The Appellate Division has recently upheld summary judgment in favor of a guarantor who had executed a personal guaranty for rent due under a lease, finding that the specific language of the guaranty, read in conjunction with the language of the lease, rendered the guaranty inapplicable in a holdover situation.

In Montpen SC, L.L.C. v Mathews Art, Inc., d/b/a/ Art Wholesalers, Ltd., A-5036-09T3 (March 30, 2011), the Appellate Division had before it a situation where a tenant’s business had been purchased by a third party and its lease assigned to the purchaser. Fearing that the purchaser, a shell company, would be judgment proof in the event of default, the landlord required that the principal of the purchaser execute a personal guaranty to secure the landlord’s consent to the assignment of lease and agreement of an extension of the lease.

Notwithstanding the landlord’s exercise of caution, the landlord was not careful enough. The lease specifically addressed a holdover situation and designated such circumstances as not constituting a renewal or extension of the lease. The guaranty, however, contained specific language which limited the guarantor’s obligations under the lease to the initial term of the lease and any “extensions and renewals thereof.”
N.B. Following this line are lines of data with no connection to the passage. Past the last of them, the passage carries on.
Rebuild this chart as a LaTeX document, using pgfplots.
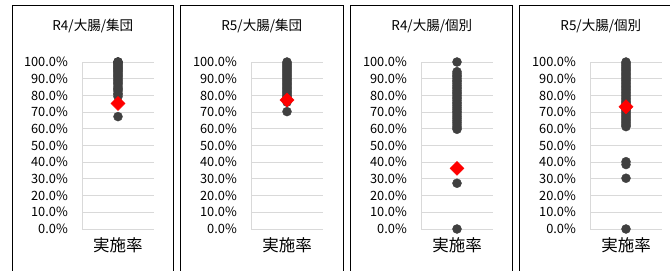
\documentclass[border=0pt]{standalone}
\usepackage{fontspec}
\setmainfont{Noto Sans CJK JP}
\usepackage{pgfplots}
\pgfplotsset{compat=1.18}
\definecolor{dotgray}{HTML}{404040}
\definecolor{gridgray}{HTML}{D9D9D9}
\pgfplotsset{panel/.style={
  scale only axis, width=72bp, height=167bp,
  anchor=south west,
  xmin=0, xmax=2, ymin=0, ymax=100,
  clip=false,
  axis lines*=left,
  axis line style={-, draw=gridgray, line width=0.8bp},
  xtick={1}, xticklabels={実施率},
  ytick={0,10,20,30,40,50,60,70,80,90,100},
  yticklabels={0.0\%,10.0\%,20.0\%,30.0\%,40.0\%,50.0\%,60.0\%,70.0\%,80.0\%,90.0\%,100.0\%},
  ymajorgrids, grid style={draw=gridgray, line width=0.8bp},
  major tick length=0pt, tick style={draw=none},
  yticklabel style={font=\fontsize{12.8bp}{13bp}\selectfont, anchor=east, inner sep=0pt, xshift=-14bp},
  xticklabel style={font=\fontsize{16.5bp}{17bp}\selectfont, anchor=center, inner sep=0pt, yshift=-16bp},
  title style={font=\fontsize{13.5bp}{14bp}\selectfont, anchor=center, at={(axis description cs:0.5,1)}, xshift=-25.25bp, yshift=30bp, inner sep=0pt},
}, dots/.style={only marks, mark=*, mark size=4.5bp, color=dotgray},
   avg/.style={only marks, mark=square*, mark size=5bp, mark options={rotate=45}, color=red}}
\begin{document}
\begin{tikzpicture}
\useasboundingbox (0,0) rectangle (670bp,271bp);
\clip (0,0) rectangle (670bp,271bp);
\fill[white] (0,0) rectangle (670bp,271bp);
\foreach \l/\r in {12/173.5, 180.7/343, 350/512.7, 519/681}{
  \draw[black, line width=1bp] (\l bp,-10bp) -- (\l bp,265bp) -- (\r bp,265bp) -- (\r bp,-10bp);
}
\begin{axis}[panel, at={(82bp,42bp)}, title={R4/大腸/集団}]
\addplot[dots] coordinates {(1,100) (1,100) (1,100) (1,99.4) (1,98.8) (1,98.1) (1,97.5) (1,96.8) (1,96.2) (1,95.6) (1,94.9) (1,94.3) (1,93.5) (1,92.8) (1,92.0) (1,91.3) (1,90.5) (1,89.6) (1,88.8) (1,87.9) (1,87.2) (1,86.3) (1,85.1) (1,84.2) (1,83.5) (1,82.6) (1,81.2) (1,80.5) (1,79.3) (1,67.3)};
\addplot[avg] coordinates {(1,75.2)};
\end{axis}
\begin{axis}[panel, at={(251bp,42bp)}, title={R5/大腸/集団}]
\addplot[dots] coordinates {(1,100) (1,99.2) (1,98.4) (1,97.6) (1,96.8) (1,96.0) (1,95.2) (1,94.4) (1,93.6) (1,92.8) (1,92.0) (1,91.2) (1,90.4) (1,89.6) (1,88.8) (1,88.0) (1,87.2) (1,86.4) (1,85.6) (1,84.8) (1,84.0) (1,83.2) (1,82.4) (1,81.6) (1,80.8) (1,80.0) (1,79.2) (1,78.4) (1,77.6) (1,76.8) (1,76.0) (1,70.3)};
\addplot[avg] coordinates {(1,77.2)};
\end{axis}
\begin{axis}[panel, at={(421bp,42bp)}, title={R4/大腸/個別}]
\addplot[dots] coordinates {(1,100) (1,94.2) (1,93.1) (1,92.0) (1,91.2) (1,90.1) (1,89.0) (1,88.2) (1,87.1) (1,86.0) (1,85.0) (1,84.1) (1,83.0) (1,82.0) (1,81.2) (1,80.1) (1,79.0) (1,78.1) (1,77.0) (1,75.8) (1,74.9) (1,73.8) (1,72.6) (1,71.5) (1,70.4) (1,69.5) (1,68.3) (1,67.2) (1,66.1) (1,65.0) (1,63.9) (1,62.8) (1,61.6) (1,60.6) (1,59.7) (1,27.4) (1,0)};
\addplot[avg] coordinates {(1,36.3)};
\end{axis}
\begin{axis}[panel, at={(590bp,42bp)}, title={R5/大腸/個別}]
\addplot[dots] coordinates {(1,100) (1,99.2) (1,98.3) (1,97.5) (1,96.6) (1,95.8) (1,95.0) (1,94.1) (1,93.2) (1,92.4) (1,91.5) (1,90.6) (1,89.7) (1,88.9) (1,88.0) (1,87.1) (1,86.2) (1,85.3) (1,84.5) (1,83.6) (1,82.7) (1,81.8) (1,80.9) (1,80.0) (1,79.1) (1,78.2) (1,77.3) (1,76.4) (1,75.6) (1,74.7) (1,73.8) (1,72.9) (1,72.0) (1,71.1) (1,70.2) (1,69.3) (1,68.4) (1,67.5) (1,66.6) (1,65.7) (1,64.8) (1,63.9) (1,63.0) (1,62.1) (1,61.3) (1,40.3) (1,38.6) (1,30.4) (1,0)};
\addplot[avg] coordinates {(1,73.2)};
\end{axis}
\end{tikzpicture}
\end{document}
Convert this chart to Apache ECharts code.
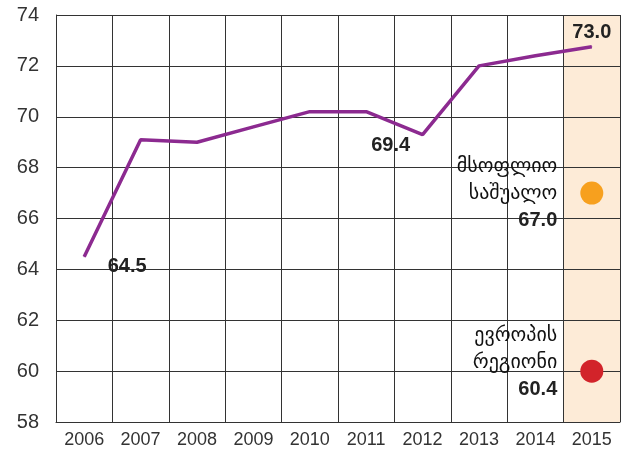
<!DOCTYPE html>
<html>
<head>
<meta charset="utf-8">
<script src="https://cdn.jsdelivr.net/npm/echarts@6/dist/echarts.min.js"></script>
<style>
  html, body { margin: 0; padding: 0; background: #fff; }
  #chart { width: 622px; height: 453px; }
</style>
</head>
<body>
<div id="chart"></div>
<script>
// years on the x axis
var years = ['2006', '2007', '2008', '2009', '2010', '2011', '2012', '2013', '2014', '2015'];
// purple line
var lineValues = [64.5, 69.1, 69.0, 69.6, 70.2, 70.2, 69.3, 72.0, 72.4, 72.75];
// printed labels on the line
var lineLabelYears = ['2006', '2012', '2015'];
var lineLabelTexts = ['64.5', '69.4', '73.0'];
// reference dots in 2015
var dotNames = ['მსოფლიო\nსაშუალო', 'ევროპის\nრეგიონი'];
var dotValues = [67.0, 60.0];
var dotTexts = ['67.0', '60.4'];
var highlightYear = '2015';
var yTicks = [58, 60, 62, 64, 66, 68, 70, 72, 74];

var labelOffsets = { '2006': [43, 10], '2012': [-32, 11], '2015': [0, -14] };

var chart = echarts.init(document.getElementById('chart'));

var lineData = lineValues.map(function (v, i) {
    var k = lineLabelYears.indexOf(years[i]);
    if (k < 0) return v;
    return {
        value: v,
        label: {
            show: true,
            position: 'inside',
            offset: labelOffsets[years[i]],
            formatter: lineLabelTexts[k],
            fontFamily: 'Liberation Sans',
            fontWeight: 'bold',
            fontSize: 20,
            color: '#222'
        }
    };
});

var yMin = yTicks[0], yMax = yTicks[yTicks.length - 1];

var option = {
    animation: false,
    backgroundColor: '#fff',
    grid: { left: 56, right: 2, top: 15, bottom: 31 },
    xAxis: {
        type: 'category',
        data: years,
        boundaryGap: true,
        axisLine: { show: true, lineStyle: { color: '#333', width: 1 } },
        axisTick: { show: false },
        splitLine: { show: true, lineStyle: { color: '#333', width: 1 } },
        axisLabel: {
            color: '#333',
            fontFamily: 'Liberation Sans',
            fontSize: 18,
            margin: 9
        }
    },
    yAxis: {
        type: 'value',
        min: yMin,
        max: yMax,
        interval: 2,
        axisLine: { show: true, lineStyle: { color: '#333', width: 1 } },
        axisTick: { show: false },
        splitLine: { show: true, lineStyle: { color: '#333', width: 1 } },
        axisLabel: {
            color: '#333',
            fontFamily: 'Liberation Sans',
            fontSize: 20,
            margin: 17
        }
    },
    series: [
        {
            // shaded 2015 column
            type: 'bar',
            z: -1,
            barWidth: '100%',
            silent: true,
            data: years.map(function (y) { return y === highlightYear ? yMax : null; }),
            itemStyle: { color: '#fdebd7' }
        },
        {
            type: 'line',
            data: lineData,
            symbol: 'circle',
            symbolSize: 1,
            showSymbol: true,
            itemStyle: { color: '#8c2a90' },
            lineStyle: { color: '#8c2a90', width: 3.5 },
            z: 3
        },
        {
            type: 'scatter',
            symbolSize: 23,
            z: 4,
            data: dotValues.map(function (v, i) {
                return {
                    value: [highlightYear, v],
                    itemStyle: { color: i === 0 ? '#f7a01e' : '#d2232a', opacity: 1 },
                    label: {
                        show: true,
                        position: 'left',
                        distance: 23,
                        offset: i === 0 ? [0, 0] : [0, -9],
                        align: 'right',
                        formatter: function () {
                            return dotNames[i].split('\n').map(function (s) {
                                return '{a|' + s + '}';
                            }).join('\n') + '\n{b|' + dotTexts[i] + '}';
                        },
                        rich: {
                            a: { fontFamily: 'DejaVu Sans', fontSize: 20, color: '#111', lineHeight: 27, align: 'right' },
                            b: { fontFamily: 'Liberation Sans', fontWeight: 'bold', fontSize: 20, color: '#222', lineHeight: 25, align: 'right' }
                        }
                    }
                };
            })
        }
    ]
};

chart.setOption(option);
</script>
</body>
</html>
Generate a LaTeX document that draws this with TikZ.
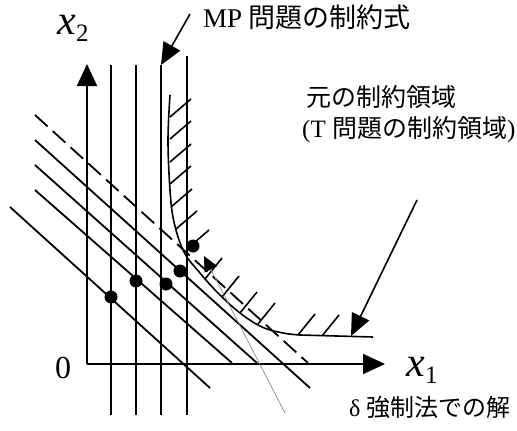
\documentclass[tikz,border=0pt]{standalone}
\usepackage{fontspec}
\setmainfont{Liberation Serif}
\newfontfamily\jpfont{Noto Sans CJK JP}
\usetikzlibrary{arrows.meta, positioning, calc}

\newcommand{\xlab}[1]{{\fontsize{42}{42}\selectfont\itshape x}\raisebox{-7pt}{\fontsize{25}{25}\selectfont #1}}

\begin{document}
\begin{tikzpicture}[
        x=1pt, y=-1pt,
        axis/.style={-{Triangle[length=22pt, width=20pt]}, line width=1.8pt},
        grid/.style={line width=1.8pt},
        level/.style={line width=1.8pt},
        bound/.style={line width=1.6pt},
        hatch/.style={line width=1.6pt},
        callout/.style={-{Triangle[length=22pt, width=19pt]}, line width=1.6pt},
        pointer/.style={-{Triangle[length=15pt, width=14pt, color=black]}, draw=black!45, line width=0.7pt},
        sol/.style={circle, fill=black, inner sep=0pt, minimum size=13pt},
        lbl/.style={font=\fontsize{24}{31}\selectfont, inner sep=0pt, align=left}
    ]
        \useasboundingbox (0,0) rectangle (517,431);

        % ----------------------------------------------------
        % AXES
        % ----------------------------------------------------
        \coordinate (O) at (87,364);
        \coordinate (x1tip) at (385,364);
        \coordinate (x2tip) at (87,64);
        \draw[axis] (O) -- (x1tip);
        \draw[axis] (O) -- (x2tip);

        \node[inner sep=0pt] (x2lab) at (73,28) {\xlab{2}};
        \node[inner sep=0pt] (x1lab) at (422,370) {\xlab{1}};
        \node[inner sep=0pt, font=\fontsize{32}{32}\selectfont] (origin) at (63,368) {0};

        % ----------------------------------------------------
        % MP CONSTRAINTS (vertical) and LEVEL LINES (diagonal)
        % ----------------------------------------------------
        \foreach \gx/\gtop [count=\i] in {111/65, 136/65, 161/65, 187/56} {
            \draw[grid] (\gx,\gtop) coordinate (vtop\i) -- (\gx,415);
        }

        \draw[level, dash pattern=on 17pt off 7pt] (35,115) -- (308,363);
        \draw[level] (35,140) -- (310,388);
        \draw[level] (35,165) -- (257,363);
        \draw[level] (35,190) -- (232,363);
        \draw[level] (10,207) -- (210,388);

        % ----------------------------------------------------
        % ORIGINAL FEASIBLE REGION (boundary + hatching)
        % ----------------------------------------------------
        \draw[bound] plot[smooth, tension=0.6] coordinates {(170,95) (168,140) (170,190) (174,222) (184,252) (200,273) (218,293) (240,313) (262,327) (283,333) (300,335)} -- (373,337);

        \foreach \hx/\hy in {170/117, 170/139, 170/162, 170/184, 171/207, 176/229, 188/248}
            \draw[hatch] (\hx,\hy) -- ++(21,-18);
        \foreach \hx/\hy in {205/279, 222/297, 240/313, 258/324, 298/335, 322/336}
            \draw[hatch] (\hx,\hy) -- ++(17,-21);

        % ----------------------------------------------------
        % SOLUTIONS
        % ----------------------------------------------------
        \node[sol] (s1) at (111,297) {};
        \node[sol] (s2) at (136,281) {};
        \node[sol] (s3) at (166,284) {};
        \node[sol] (s4) at (180,271) {};
        \node[sol] (s5) at (193,246) {};

        % ----------------------------------------------------
        % LABELS and CALLOUTS
        % ----------------------------------------------------
        \node[lbl, anchor=west, font=\fontsize{27}{31}\selectfont] (mplab) at (203,17) {MP {\jpfont 問題の制約式}};
        \node[lbl, anchor=north west, font=\fontsize{25}{31}\selectfont] (orglab) at (302,85) {\hspace{4pt}{\jpfont 元の制約領域}\\(T {\jpfont 問題の制約領域})};
        \node[lbl, anchor=west] (dlab) at (349,407) {δ {\jpfont 強制法での解}};

        \coordinate (mptail) at (190,14);
        \coordinate (orgtail) at (417,200);
        \coordinate (orgtip) at (351,336);
        \coordinate (dtail) at (285,413);
        \coordinate (dtip) at (204,256);

        \draw[callout] (mptail) -- (vtop3);
        \draw[callout] (orgtail) -- (orgtip);
        \draw[pointer] (dtail) -- (dtip);

    \end{tikzpicture}
\end{document}
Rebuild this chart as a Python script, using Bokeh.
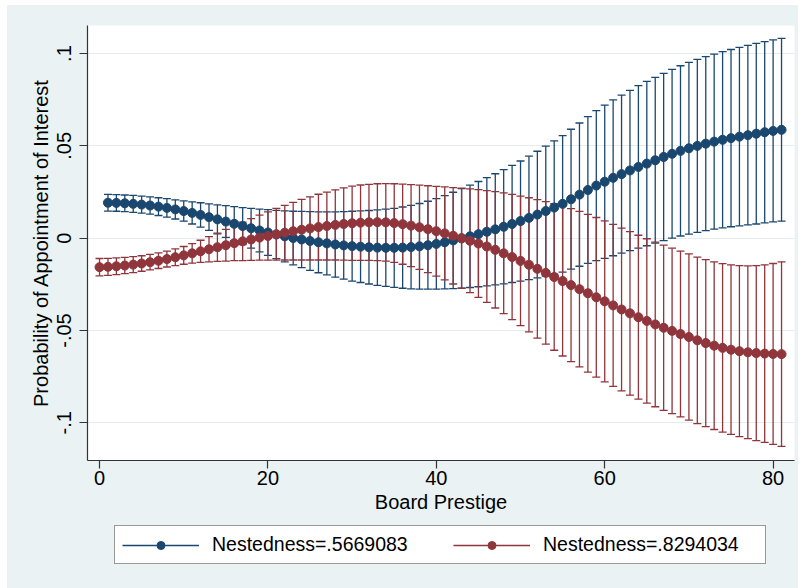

In finding that the guaranty was not enforceable in a holdover situation, the court dispensed with the landlord’s argument that the guaranty was a substantial inducement for its agreement to allow the assignment and to authorize the extension of the lease. The court, having before it a clear and unambiguous lease and guaranty, declined to make for the landlord a better agreement than it had made for itself.

Commercial landlords should be aware of the possibility of a guarantor escaping his responsibilities under a guaranty and ensure that they have enlisted counsel cognizant of the potentially ruinous results of a poorly crafted lease or guaranty. Moreover, an abundance of caution should be exercised when dealing with savvy tenants who use, and often abuse, the myriad corporate forms available to them in order to avoid liability.